Professor Wicker’s most recent book, Cellular Convergence and the Death of Privacy, was published by Oxford University Press in September 2013.

Professor Wicker is also the author of Codes, Graphs, and Iterative Decoding (Kluwer, 2002), Turbo Coding (Kluwer, 1999), Error Control Systems for Digital Communication and Storage (Prentice Hall, 1995) and Reed-Solomon Codes and Their Applications (IEEE Press, 1994). He has served as Associate Editor for Coding Theory and Techniques for the IEEE Transactions on Communications, and as Associate Editor for the ACM Transactions on Sensor Networks.
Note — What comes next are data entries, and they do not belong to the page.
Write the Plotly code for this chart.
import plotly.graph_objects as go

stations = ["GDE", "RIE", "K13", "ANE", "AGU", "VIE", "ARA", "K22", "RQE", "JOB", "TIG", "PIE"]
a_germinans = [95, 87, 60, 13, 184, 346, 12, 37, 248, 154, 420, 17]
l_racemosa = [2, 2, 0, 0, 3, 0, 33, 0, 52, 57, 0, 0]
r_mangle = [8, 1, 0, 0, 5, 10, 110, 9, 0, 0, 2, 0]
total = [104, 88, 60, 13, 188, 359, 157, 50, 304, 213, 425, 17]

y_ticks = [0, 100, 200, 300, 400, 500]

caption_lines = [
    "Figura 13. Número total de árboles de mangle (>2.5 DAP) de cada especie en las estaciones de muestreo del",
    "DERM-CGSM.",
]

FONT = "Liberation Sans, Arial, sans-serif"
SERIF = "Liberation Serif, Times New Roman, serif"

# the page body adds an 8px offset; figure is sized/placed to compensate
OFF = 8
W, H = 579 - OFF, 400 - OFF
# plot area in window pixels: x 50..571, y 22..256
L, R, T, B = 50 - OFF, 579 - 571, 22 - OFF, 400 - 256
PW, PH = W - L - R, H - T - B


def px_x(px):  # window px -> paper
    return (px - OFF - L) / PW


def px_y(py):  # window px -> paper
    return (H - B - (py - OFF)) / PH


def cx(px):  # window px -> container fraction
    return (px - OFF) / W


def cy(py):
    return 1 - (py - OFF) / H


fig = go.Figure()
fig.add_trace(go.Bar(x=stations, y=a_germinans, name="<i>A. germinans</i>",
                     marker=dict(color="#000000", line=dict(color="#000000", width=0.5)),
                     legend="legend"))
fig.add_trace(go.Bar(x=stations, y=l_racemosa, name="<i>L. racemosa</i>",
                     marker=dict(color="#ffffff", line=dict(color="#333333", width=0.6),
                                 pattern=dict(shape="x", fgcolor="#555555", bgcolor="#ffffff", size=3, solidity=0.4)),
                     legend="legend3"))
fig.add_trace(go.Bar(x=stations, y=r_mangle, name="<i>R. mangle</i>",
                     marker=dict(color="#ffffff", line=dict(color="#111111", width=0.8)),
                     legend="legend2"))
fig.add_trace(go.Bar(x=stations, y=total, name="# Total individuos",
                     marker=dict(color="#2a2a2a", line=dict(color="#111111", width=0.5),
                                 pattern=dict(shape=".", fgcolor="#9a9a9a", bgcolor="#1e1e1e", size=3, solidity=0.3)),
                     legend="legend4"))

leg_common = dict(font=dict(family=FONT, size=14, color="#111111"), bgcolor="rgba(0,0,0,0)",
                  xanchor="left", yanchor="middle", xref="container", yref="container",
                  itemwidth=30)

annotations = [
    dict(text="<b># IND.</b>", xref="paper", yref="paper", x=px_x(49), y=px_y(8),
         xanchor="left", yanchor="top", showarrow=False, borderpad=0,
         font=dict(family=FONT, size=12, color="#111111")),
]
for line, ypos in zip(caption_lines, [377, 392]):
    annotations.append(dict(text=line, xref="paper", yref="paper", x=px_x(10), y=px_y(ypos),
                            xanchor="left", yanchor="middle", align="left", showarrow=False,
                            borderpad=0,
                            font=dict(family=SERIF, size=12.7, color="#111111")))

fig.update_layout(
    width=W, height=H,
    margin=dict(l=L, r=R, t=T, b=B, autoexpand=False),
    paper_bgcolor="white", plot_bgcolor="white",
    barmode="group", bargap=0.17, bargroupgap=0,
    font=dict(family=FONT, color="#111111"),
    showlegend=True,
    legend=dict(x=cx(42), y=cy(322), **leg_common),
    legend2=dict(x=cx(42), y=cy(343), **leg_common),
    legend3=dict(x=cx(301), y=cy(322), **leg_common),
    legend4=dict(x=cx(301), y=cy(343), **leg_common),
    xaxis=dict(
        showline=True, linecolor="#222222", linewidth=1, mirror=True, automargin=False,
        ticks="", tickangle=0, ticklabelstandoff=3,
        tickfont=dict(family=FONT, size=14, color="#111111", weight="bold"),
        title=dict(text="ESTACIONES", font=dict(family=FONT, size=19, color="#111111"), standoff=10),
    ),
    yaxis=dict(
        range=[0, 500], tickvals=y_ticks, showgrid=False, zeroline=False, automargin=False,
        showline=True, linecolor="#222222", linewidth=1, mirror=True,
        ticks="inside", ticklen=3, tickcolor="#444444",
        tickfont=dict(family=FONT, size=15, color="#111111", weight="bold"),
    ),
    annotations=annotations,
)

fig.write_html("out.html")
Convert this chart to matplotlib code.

He has served two terms as a member of the Board of Governors of the IEEE Information Theory Society.

Professor Wicker was awarded the Cornell College of Engineering Teaching Award in 1998, 2009, and 2012. He was also awarded the 2000 Cornell School of Electrical and Computer Engineering Teaching Award. He has supervised 41 doctoral dissertations.

Professor Wicker is the Cornell Principal Investigator for the TRUST Science and Technology Center – a National Science Foundation center dedicated to the development of technologies for securing the nation’s critical infrastructure. In 2011 he was made a Fellow of the IEEE for “contributions to wireless information systems.”